Picture a father walking his daughter down the aisle to hand her off to the groom. Then, picture the Dad stopping at the foot of the altar to tell a heart-felt story about him, God and his daughter. This is the most sincere, honest, and hilarious yarn I have ever heard. Watch the video.
Happy Father’s Day to all. The photo above is of my Dad with my sister and me. This photo was taken on a Sunday. How do I know? Dad always dressed up on Sunday to go to mass. He stayed dressed for the day. During the week, he wore blue work shirts and blue work pants. Most days he looked like he worked in a coal mine. He came to America from a small town in Hungary. His half-sister Anna and her husband sponsored him. He arrived at Ellis Island at age seventeen with but a few coins in his pocket. Somehow he found his way to Burnside in Chicago. There, he stayed at a local boarding house until my Great Uncle got him a job at the Illinois Central Rail shops on 95th and Cottage grove Avenue. His job involved doing repair on the brakes of rail cars. When he reached sixty-five years he retired from the same job.

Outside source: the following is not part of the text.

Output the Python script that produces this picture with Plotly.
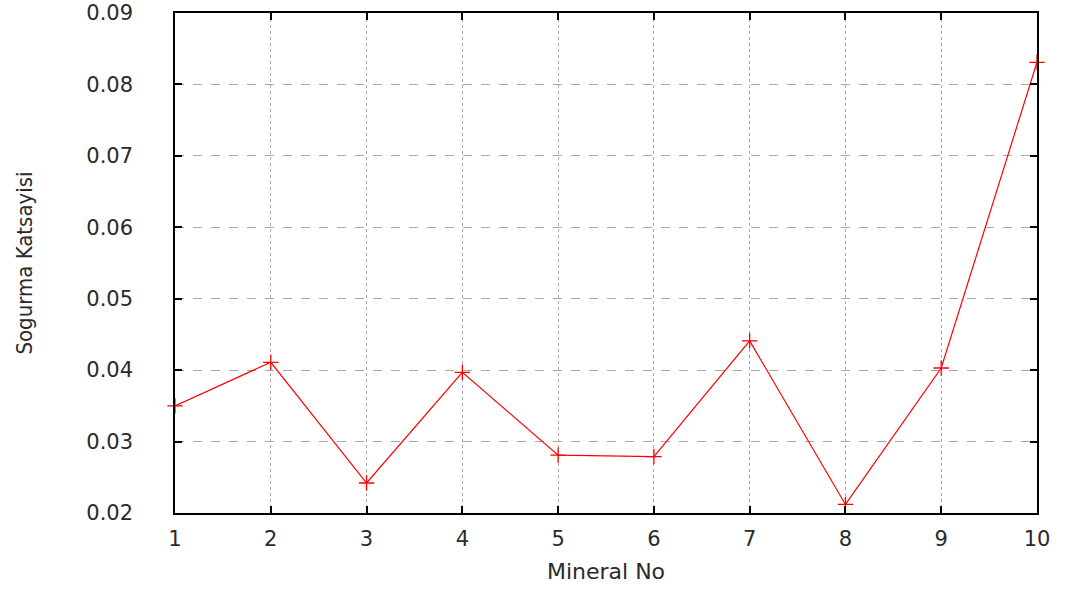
import plotly.graph_objects as go

# Absorption coefficient per mineral sample
mineral_no = [1, 2, 3, 4, 5, 6, 7, 8, 9, 10]
sogurma = [0.0350, 0.0411, 0.0242, 0.0397, 0.0281, 0.0279, 0.0441, 0.0212, 0.0403, 0.0831]

x_ticks = [1, 2, 3, 4, 5, 6, 7, 8, 9, 10]
y_ticks = [0.02, 0.03, 0.04, 0.05, 0.06, 0.07, 0.08, 0.09]
y_labels = ["0.02", "0.03", "0.04", "0.05", "0.06", "0.07", "0.08", "0.09"]

fig = go.Figure()
fig.add_trace(go.Scatter(
    x=mineral_no, y=sogurma,
    mode="lines+markers",
    line=dict(color="#ff0000", width=1.2),
    marker=dict(symbol="cross-thin", size=11, line=dict(color="#ff0000", width=1.3)),
    showlegend=False,
    cliponaxis=False,
))

tick_font = dict(family="DejaVu Sans", size=21, color="#2a2a2a")

fig.update_layout(
    width=1070, height=589,
    margin=dict(l=175, r=33, t=13, b=76),
    paper_bgcolor="white", plot_bgcolor="white",
    xaxis=dict(
        range=[1, 10], tickvals=x_ticks, ticktext=[str(v) for v in x_ticks],
        showline=True, linecolor="#000000", linewidth=1.5, mirror="ticks",
        ticks="inside", ticklen=7, tickcolor="#000000", tickwidth=1.5,
        showgrid=True, gridcolor="#a8a8a8", gridwidth=1, griddash="dot",
        zeroline=False, tickfont=tick_font, ticklabelstandoff=6, automargin=False,
        title=dict(text="Mineral No", font=dict(family="DejaVu Sans", size=22, color="#2a2a2a"), standoff=14),
    ),
    yaxis=dict(
        range=[0.02, 0.09], tickvals=y_ticks, ticktext=y_labels,
        showline=True, linecolor="#000000", linewidth=1.5, mirror="ticks",
        ticks="inside", ticklen=7, tickcolor="#000000", tickwidth=1.5,
        showgrid=True, gridcolor="#a8a8a8", gridwidth=1, griddash="dash",
        zeroline=False, tickfont=tick_font, ticklabelstandoff=36, automargin=False,
        title=dict(text="Sogurma Katsayisi", font=dict(family="DejaVu Sans Condensed", size=22, color="#2a2a2a"), standoff=48),
    ),
)

fig.write_html("out.html")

Dad was a maniac for hard work. His idea of retirement fun was to cut tall grass with a scythe on his farm in Michigan. He created a park with a baseball field for his grandkids. We spent many weekends visiting and there was always a baseball tournament going on the entire weekend.

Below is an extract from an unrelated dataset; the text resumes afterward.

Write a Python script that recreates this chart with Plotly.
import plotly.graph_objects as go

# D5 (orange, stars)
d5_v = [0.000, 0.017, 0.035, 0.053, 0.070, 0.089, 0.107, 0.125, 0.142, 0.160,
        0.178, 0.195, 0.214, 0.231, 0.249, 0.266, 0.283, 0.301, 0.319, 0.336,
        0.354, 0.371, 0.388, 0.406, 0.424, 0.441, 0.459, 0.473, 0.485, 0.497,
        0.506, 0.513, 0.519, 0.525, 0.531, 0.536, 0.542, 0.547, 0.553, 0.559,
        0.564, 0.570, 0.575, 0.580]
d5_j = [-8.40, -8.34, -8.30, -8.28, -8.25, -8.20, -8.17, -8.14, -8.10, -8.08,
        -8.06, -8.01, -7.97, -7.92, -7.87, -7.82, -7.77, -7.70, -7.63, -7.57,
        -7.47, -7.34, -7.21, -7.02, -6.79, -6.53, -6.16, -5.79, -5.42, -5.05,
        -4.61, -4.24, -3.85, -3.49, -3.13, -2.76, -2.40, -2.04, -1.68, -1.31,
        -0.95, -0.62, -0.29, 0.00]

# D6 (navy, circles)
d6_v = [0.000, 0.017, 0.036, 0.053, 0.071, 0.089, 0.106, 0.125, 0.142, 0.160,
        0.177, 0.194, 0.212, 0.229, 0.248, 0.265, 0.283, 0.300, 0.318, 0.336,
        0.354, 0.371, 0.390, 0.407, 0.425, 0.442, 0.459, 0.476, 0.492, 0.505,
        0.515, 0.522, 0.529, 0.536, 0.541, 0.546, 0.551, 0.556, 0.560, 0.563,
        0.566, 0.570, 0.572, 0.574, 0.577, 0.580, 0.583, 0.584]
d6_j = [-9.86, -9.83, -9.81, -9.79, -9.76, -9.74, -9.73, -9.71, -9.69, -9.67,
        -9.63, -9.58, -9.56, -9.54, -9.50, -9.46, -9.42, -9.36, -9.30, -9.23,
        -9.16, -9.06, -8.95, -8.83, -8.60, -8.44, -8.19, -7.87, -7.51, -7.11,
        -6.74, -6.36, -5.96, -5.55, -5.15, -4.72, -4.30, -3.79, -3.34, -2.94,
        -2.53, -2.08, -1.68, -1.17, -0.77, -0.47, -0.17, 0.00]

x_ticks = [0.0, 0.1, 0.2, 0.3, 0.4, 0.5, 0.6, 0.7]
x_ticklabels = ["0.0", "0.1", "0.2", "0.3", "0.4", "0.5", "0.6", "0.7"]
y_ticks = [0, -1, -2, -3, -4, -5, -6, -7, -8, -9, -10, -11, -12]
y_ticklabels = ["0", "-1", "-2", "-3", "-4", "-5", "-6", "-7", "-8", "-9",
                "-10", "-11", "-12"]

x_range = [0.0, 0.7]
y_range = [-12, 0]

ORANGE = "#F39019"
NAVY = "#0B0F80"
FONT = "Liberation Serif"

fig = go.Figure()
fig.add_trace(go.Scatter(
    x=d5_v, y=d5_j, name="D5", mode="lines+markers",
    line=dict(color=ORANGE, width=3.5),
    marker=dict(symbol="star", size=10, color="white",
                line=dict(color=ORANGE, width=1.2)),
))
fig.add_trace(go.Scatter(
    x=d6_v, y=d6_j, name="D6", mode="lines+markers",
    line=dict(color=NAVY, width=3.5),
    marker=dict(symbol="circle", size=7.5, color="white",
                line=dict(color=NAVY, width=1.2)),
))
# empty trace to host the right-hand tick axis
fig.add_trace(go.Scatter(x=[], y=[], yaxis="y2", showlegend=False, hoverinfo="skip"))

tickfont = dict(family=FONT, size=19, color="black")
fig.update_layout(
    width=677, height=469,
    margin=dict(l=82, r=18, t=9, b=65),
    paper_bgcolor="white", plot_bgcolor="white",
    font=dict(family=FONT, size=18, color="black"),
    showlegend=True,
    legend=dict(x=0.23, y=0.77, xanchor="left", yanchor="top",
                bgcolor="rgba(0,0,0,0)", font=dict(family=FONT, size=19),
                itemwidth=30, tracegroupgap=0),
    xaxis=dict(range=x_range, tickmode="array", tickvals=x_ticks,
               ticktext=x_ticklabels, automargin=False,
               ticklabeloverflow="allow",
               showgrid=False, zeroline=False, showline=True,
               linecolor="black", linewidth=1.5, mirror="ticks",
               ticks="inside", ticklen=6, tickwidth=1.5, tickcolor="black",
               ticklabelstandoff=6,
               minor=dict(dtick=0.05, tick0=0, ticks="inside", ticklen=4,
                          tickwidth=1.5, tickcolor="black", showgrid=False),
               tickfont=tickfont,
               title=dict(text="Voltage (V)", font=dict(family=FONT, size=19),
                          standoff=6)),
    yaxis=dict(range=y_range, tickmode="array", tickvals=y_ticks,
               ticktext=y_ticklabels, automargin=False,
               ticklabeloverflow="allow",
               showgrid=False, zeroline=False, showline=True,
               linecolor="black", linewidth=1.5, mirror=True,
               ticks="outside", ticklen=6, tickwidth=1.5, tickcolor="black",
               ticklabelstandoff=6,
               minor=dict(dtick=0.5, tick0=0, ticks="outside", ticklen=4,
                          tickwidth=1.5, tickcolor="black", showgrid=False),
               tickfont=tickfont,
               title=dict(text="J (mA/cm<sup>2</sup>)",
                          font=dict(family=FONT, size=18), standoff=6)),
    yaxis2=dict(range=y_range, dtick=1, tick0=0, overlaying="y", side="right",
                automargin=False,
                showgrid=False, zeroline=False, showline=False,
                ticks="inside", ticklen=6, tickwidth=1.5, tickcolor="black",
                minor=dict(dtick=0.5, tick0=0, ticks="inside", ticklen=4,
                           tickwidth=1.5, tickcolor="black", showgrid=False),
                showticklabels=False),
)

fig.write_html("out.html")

Dad was an excellent father and a superb role model for me, my brother, and Sis.
My dad left Hungary when he was just seventeen years old. His father told him he had to go to America because he could no longer feed him. I admired him for the courage it took to make a move like that. He never looked back. Once he arrived in the USA it became his new home, and he adapted quickly. His sponsor was my Aunt Anna and her husband John. Uncle John worked for the Illinois Central Railroad. It was Uncle John who got dad his first and only job in America.
Dad worked as a laborer at the Burnside shops. He became an expert at repairing brakes on rail cars. During his career as a laborer, he received several awards for money-saving suggestions for how to improve the efficiency of brake beam repair.
Dad met Mom in Burnside and that is where they married. They bought a house with one of the very first Savings and Loans mortgages. They lived in that house and raised three kids there. At age seventy, Dad bought Mom her dream house in Calumet Park. He took out a loan and paid it off before he died.
Dad was a staunch Democrat. He voted the way his boss told him to vote because he didn’t want to rock the boat with his job. Dad and Mom lived as conservatives. They would have died from shame had they accepted welfare. They didn’t have much, but they knew how to make it stretch and to work for them. They made today’s Green Movement look like a bunch of wasteful polluters. There wasn’t anything Dad or Mom wouldn’t reuse or recycle into something of value. Sometime, I’ll tell the story of being sent out to the street to collect horse manure for Mom’s garden, or going to the railroad tracks to collect coal from the roadbed, or about raising pigeons and chickens for Sunday meals, or about using old pieces of rubber to fix worn tires.
Dad taught me moodiness, and quiet. He also taught me honesty, love, and the value of hard work. He taught me love by example. He and my mother parted only by death after sixty-four years of marriage.
Dad retired at sixty-five from the very same job he got when he arrived from Hungary. He never complained, he just kept working hard, and kept on loving us the best he knew how. He remained independent until his last week on earth. When he realized his loss of independence, he left the same way he came, alone.